Türkiye Ekonomi Politikaları Araştırma Vakfı (TEPAV) Direktörü Burcu Aydın, geçen hafta TÜSİAD tarafından düzenlenen Orta Vadeli Program Sonrası Ekonomik Görünüm konulu toplantıda yaptığı değerlendirmede, "Her ne kadar deprem kaynaklı harcamalarla inşaat sektöründeki istihdamın toplam istihdamı desteklediğini görsek de, istihdam piyasasında çok ciddi bir bozulma var" dedi ve ekledi: "Atıl işsizlik oranı olarak tanımladığımız kesim içerisinde potansiyel işgücünü, tam zamanlı çalışmak isteyen ama iş bulamayan insanları dahil ettiğimizde, aslında Temmuz Ağustos Eylül dönemlerinde Covid dönemlerindeki en yüksek oranlara çıkmış durumda. Yüzde 26'lar civarında seyreden bir atıl işgücünden bahsediyoruz ki bu Türkiye için çok ciddi bir sıkıntı."

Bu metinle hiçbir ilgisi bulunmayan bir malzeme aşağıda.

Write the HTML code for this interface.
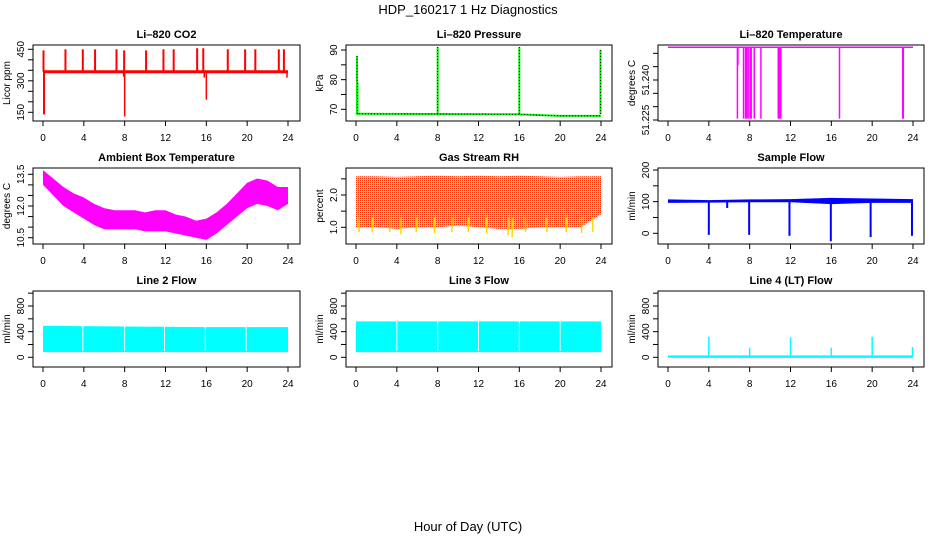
<!DOCTYPE html>
<html><head><meta charset="utf-8">
<style>
html,body{margin:0;padding:0;background:#fff;}
svg{display:block;font-family:"Liberation Sans",sans-serif;}
</style></head>
<body>
<svg id="chart" width="936" height="540" viewBox="0 0 936 540" xmlns="http://www.w3.org/2000/svg">
<defs>
<pattern id="rhpat" width="2" height="2" patternUnits="userSpaceOnUse">
<rect width="2" height="2" fill="#ffe000"/>
<rect x="0" y="0" width="1" height="1" fill="#ff3000"/>
</pattern>
</defs>
<text x="468" y="14" text-anchor="middle" font-size="13">HDP_160217  1 Hz Diagnostics</text>
<text x="468" y="531" text-anchor="middle" font-size="13">Hour of Day (UTC)</text>
</svg>
<script>
// ---- data ----
const hourTicks = [0,4,8,12,16,20,24];
const co2Base = 343;
const co2SpikeHours = [0.05,0.1,2.2,3.9,5.1,7.2,7.95,10.1,11.8,12.8,15.1,15.7,18.1,19.8,20.8,23.1,23.6];
const co2SpikeVals  = [445,140,450,450,450,450,445,445,450,450,455,455,450,450,450,450,450];
const co2DipHours = [0.1,8.0,16.0,7.9,15.8,23.9];
const co2DipVals  = [280,130,210,320,315,315];
const presHours = [0,8,16,20,24];
const presBase  = [68.5,68.4,68.3,67.8,67.8];
const presSpikeHours = [0.1,0.15,8.0,16.0,23.95];
const presSpikeVals  = [88,79,91,91,90];
const tempBase = 51.2523;
const tempDipHours = [6.8,6.85,7.4,7.6,7.7,7.85,8.05,8.15,8.45,9.1,10.8,10.95,11.05,16.8,23.0,23.05];
const tempDipVals  = [51.2255,51.2455,51.2255,51.2255,51.2255,51.2255,51.2255,51.2255,51.2255,51.2255,51.2255,51.2255,51.2255,51.2255,51.2255,51.2255];
const ambHours = [0,1,2,3,4,5,6,7,8,9,10,11,12,13,14,15,16,17,18,19,20,21,22,23,24];
const ambHi = [13.7,13.3,12.9,12.6,12.4,12.1,11.9,11.8,11.8,11.8,11.7,11.8,11.8,11.6,11.5,11.3,11.4,11.7,12.1,12.6,13.1,13.3,13.2,12.9,12.9];
const ambLo = [13.0,12.5,12.0,11.7,11.4,11.1,10.9,10.9,10.9,10.9,10.8,10.8,10.8,10.7,10.6,10.5,10.4,10.7,11.1,11.5,11.9,12.1,12.0,11.8,12.1];
const rhHours = [0,2,4,6,8,10,12,14,16,18,20,22,24];
const rhHi = [2.58,2.58,2.56,2.58,2.6,2.58,2.6,2.58,2.6,2.58,2.56,2.58,2.58];
const rhLo = [1.0,1.0,0.95,1.0,1.0,1.05,1.0,0.95,0.95,1.0,1.0,1.0,1.4];
const rhDipHours = [0.3,1.6,3.3,4.4,5.9,7.7,9.4,11.0,12.8,14.9,15.3,16.6,18.7,20.6,22.1,23.2];
const rhDipVals  = [0.85,0.85,0.85,0.78,0.85,0.82,0.85,0.85,0.82,0.75,0.7,0.85,0.85,0.85,0.82,0.85];
const sfHours = [0,4,8,12,16,20,24];
const sfHi = [107,105,107,108,112,110,108];
const sfLo = [96,97,98,98,92,96,96];
const sfDipHours = [4.0,7.95,11.9,15.95,19.85,23.9,5.8];
const sfDipVals  = [-5,-5,-8,-25,-12,-8,80];
const l2Hours = [0,16,24];
const l2Hi = [490,470,470];
const l2Lo = [80,80,80];
const l2GapHours = [3.9,8.0,11.9,15.9,19.9];
const l3Hours = [0,24];
const l3Hi = [560,560];
const l3Lo = [80,80];
const l3GapHours = [4.0,8.0,12.0,16.0,20.0];
const l4Base = 10;
const l4SpikeHours = [4.0,8.0,12.0,16.0,20.0,23.95];
const l4SpikeVals  = [320,150,310,150,320,160];

// ---- layout ----
const svg = document.getElementById('chart');
const NS = 'http://www.w3.org/2000/svg';
const cols = [{l:33,r:300},{l:346,r:612},{l:658,r:924}];
const rows = [{t:45,b:121},{t:168,b:244},{t:291,b:367}];
function mk(tag, attrs, parent){
  const e = document.createElementNS(NS, tag);
  for (const k in attrs) e.setAttribute(k, attrs[k]);
  (parent||svg).appendChild(e);
  return e;
}
function panel(name, col, row, title, ylab, v1, y1, v2, y2, ticks, labels, fmt){
  const c = cols[col], r = rows[row];
  const g = mk('g', {});
  
  
  const xs = h => c.l + 10 + h * 245 / 24;
  const ys = v => y1 + (v - v1) * (y2 - y1) / (v2 - v1);
  const t = mk('text', {x:(c.l+c.r)/2, y:r.t-7, 'text-anchor':'middle', 'font-size':11, 'font-weight':'bold'}, g);
  t.textContent = title;
  
  
  const plot = mk('g', {}, g);
  
  
  const box = mk('rect', {x:c.l, y:r.t, width:c.r-c.l, height:r.b-r.t, fill:'none', stroke:'#000', 'stroke-width':1}, g);
  
  
  const xa = mk('g', {}, g);
  
  
  mk('line', {x1:xs(0), x2:xs(24), y1:r.b, y2:r.b, stroke:'#000'}, xa);
  hourTicks.forEach(h => {
    mk('line', {x1:xs(h), x2:xs(h), y1:r.b, y2:r.b+5, stroke:'#000'}, xa);
    const lt = mk('text', {x:xs(h), y:r.b+20, 'text-anchor':'middle', 'font-size':10}, xa);
    lt.textContent = h;
  });
  const ya = mk('g', {}, g);
  
  
  ticks.forEach(v => {
    mk('line', {x1:c.l-5, x2:c.l, y1:ys(v), y2:ys(v), stroke:'#000'}, ya);
  });
  labels.forEach(v => {
    const lt = mk('text', {x:0, y:0, 'text-anchor':'middle', 'font-size':10,
      transform:`translate(${c.l-9},${ys(v)}) rotate(-90)`}, ya);
    lt.textContent = fmt ? v.toFixed(fmt) : v;
  });
  const yl = mk('text', {x:0, y:0, 'text-anchor':'middle', 'font-size':10,
    transform:`translate(${c.l-23},${(r.t+r.b)/2}) rotate(-90)`}, g);
  yl.textContent = ylab;
  
  
  return {xs, ys, plot, r};
}
function vline(p, h, va, vb, color, w){
  return mk('line', {x1:p.xs(h), x2:p.xs(h), y1:p.ys(va), y2:p.ys(vb), stroke:color, 'stroke-width':w||1.5}, p.plot);
}
function band(p, hrs, hi, lo, fill){
  let pts = hrs.map((h,i)=>p.xs(h)+','+p.ys(hi[i]));
  pts = pts.concat(hrs.map((h,i)=>p.xs(h)+','+p.ys(lo[i])).reverse());
  return mk('polygon', {points:pts.join(' '), fill:fill}, p.plot);
}

// CO2
const p1 = panel('co2',0,0,'Li\u2013820 CO2','Licor ppm',450,49.3,150,112.3,[150,200,250,300,350,400,450],[150,300,450]);
mk('line',{x1:p1.xs(0),x2:p1.xs(24),y1:p1.ys(co2Base),y2:p1.ys(co2Base),stroke:'#ff0000','stroke-width':3},p1.plot);
co2SpikeHours.forEach((h,i)=>vline(p1,h,co2Base,co2SpikeVals[i],'#ff0000',2));
co2DipHours.forEach((h,i)=>vline(p1,h,co2Base,co2DipVals[i],'#ff0000',1.5));

// Pressure
const p2 = panel('pressure',1,0,'Li\u2013820 Pressure','kPa',90,50,70,109.3,[70,75,80,85,90],[70,80,90]);
mk('polyline',{points:presHours.map((h,i)=>p2.xs(h)+','+p2.ys(presBase[i])).join(' '),fill:'none',stroke:'#00ee00','stroke-width':2},p2.plot);
mk('polyline',{points:presHours.map((h,i)=>p2.xs(h)+','+p2.ys(presBase[i])).join(' '),fill:'none',stroke:'#000','stroke-width':0.8,'stroke-dasharray':'1,2'},p2.plot);
presSpikeHours.forEach((h,i)=>{vline(p2,h,68.4,presSpikeVals[i],'#00ee00',2);
  mk('line',{x1:p2.xs(h),x2:p2.xs(h),y1:p2.ys(68.4),y2:p2.ys(presSpikeVals[i]),stroke:'#000','stroke-width':0.8,'stroke-dasharray':'1,2'},p2.plot);});

// Li-820 temperature
const p3 = panel('li820-temp',2,0,'Li\u2013820 Temperature','degrees C',51.225,120,51.240,80,[51.225,51.230,51.235,51.240,51.245,51.250],[51.225,51.240],3);
mk('line',{x1:p3.xs(0),x2:p3.xs(24),y1:p3.ys(tempBase),y2:p3.ys(tempBase),stroke:'#ff00ff','stroke-width':1.5},p3.plot);
tempDipHours.forEach((h,i)=>vline(p3,h,tempBase,tempDipVals[i],'#ff00ff',1.5));

// Ambient
const p4 = panel('ambient',0,1,'Ambient Box Temperature','degrees C',13.5,174.3,10.5,237.7,[10.5,11,11.5,12,12.5,13,13.5],[10.5,12.0,13.5],1);
band(p4,ambHours,ambHi,ambLo,'#ff00ff');

// RH
const p5 = panel('rh',1,1,'Gas Stream RH','percent',2.0,195,1.0,227.3,[1.0,1.5,2.0,2.5],[1.0,2.0],1);
band(p5,rhHours,rhHi,rhLo,'url(#rhpat)');
rhDipHours.forEach((h,i)=>vline(p5,h,1.3,rhDipVals[i],'#ffd800',1.5));

// Sample flow
const p6 = panel('sample-flow',2,1,'Sample Flow','ml/min',200,170,0,233.3,[0,50,100,150,200],[0,100,200]);
band(p6,sfHours,sfHi,sfLo,'#0000ff');
sfDipHours.forEach((h,i)=>vline(p6,h,100,sfDipVals[i],'#0000ff',2));

// Line 2
const p7 = panel('line2-flow',0,2,'Line 2 Flow','ml/min',0,357.3,800,306,[0,200,400,600,800,1000],[0,400,800]);
band(p7,l2Hours,l2Hi,l2Lo,'#00ffff');
l2GapHours.forEach(h=>vline(p7,h,500,100,'#ffffff',1));

// Line 3
const p8 = panel('line3-flow',1,2,'Line 3 Flow','ml/min',0,357.3,800,306,[0,200,400,600,800,1000],[0,400,800]);
band(p8,l3Hours,l3Hi,l3Lo,'#00ffff');
l3GapHours.forEach(h=>vline(p8,h,560,100,'#ffffff',1));

// Line 4
const p9 = panel('line4-flow',2,2,'Line 4 (LT) Flow','ml/min',0,357.3,800,306,[0,200,400,600,800,1000],[0,400,800]);
mk('line',{x1:p9.xs(0),x2:p9.xs(24),y1:p9.ys(l4Base),y2:p9.ys(l4Base),stroke:'#00ffff','stroke-width':2.5},p9.plot);
l4SpikeHours.forEach((h,i)=>vline(p9,h,l4Base,l4SpikeVals[i],'#00ffff',1.5));
</script>
</body></html>
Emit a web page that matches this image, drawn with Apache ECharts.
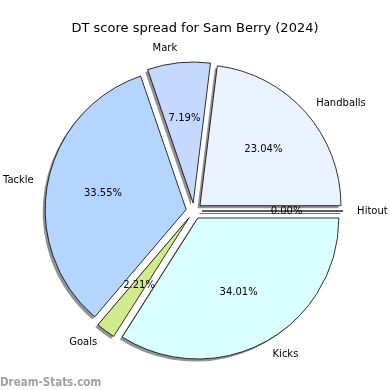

Maliye Bakanı Mehmet Şimşek geçtiğimiz haftalarda X'ten yaptığı açıklamada, işgücü göstergelerinin hükümetin hedeflerinden daha olumlu seyrettiğini belirterek; önümüzdeki dönemde daha destekleyici küresel koşullar, artan güven ortamı, öngörülebilirlik, iyileşen beklentiler ve yapısal adımların istihdamı destekleyeceğini söyledi. Birçok analist ve ekonomiste göre ise, hükümet yeni yılda asgari ücretin yeniden artırılması öncesinde enflasyonu dizginleme taahhüdüne ilişkin önemli bir sınavla karşı karşıya. Büyük bir artış çalışanların reel gelir kayıplarını telafi etmelerine yardımcı olsa da, zaten zor durumda olan işletmeler için ise işgücü maliyetlerini daha da artırıp işgücü kesintilerini beraberinde getirebilir. Asgari ücrette belirlenecek artış oranının, istihdam piyasası açısından önemli bir belirleyici olacağına işaret eden Ekonomist Can Fuat Gürlesel, imalat sanayi başta olmak üzere daha fazla istihdam kaybına neden olabilecek bu kırmızı çizgiye dikkat çekiyor.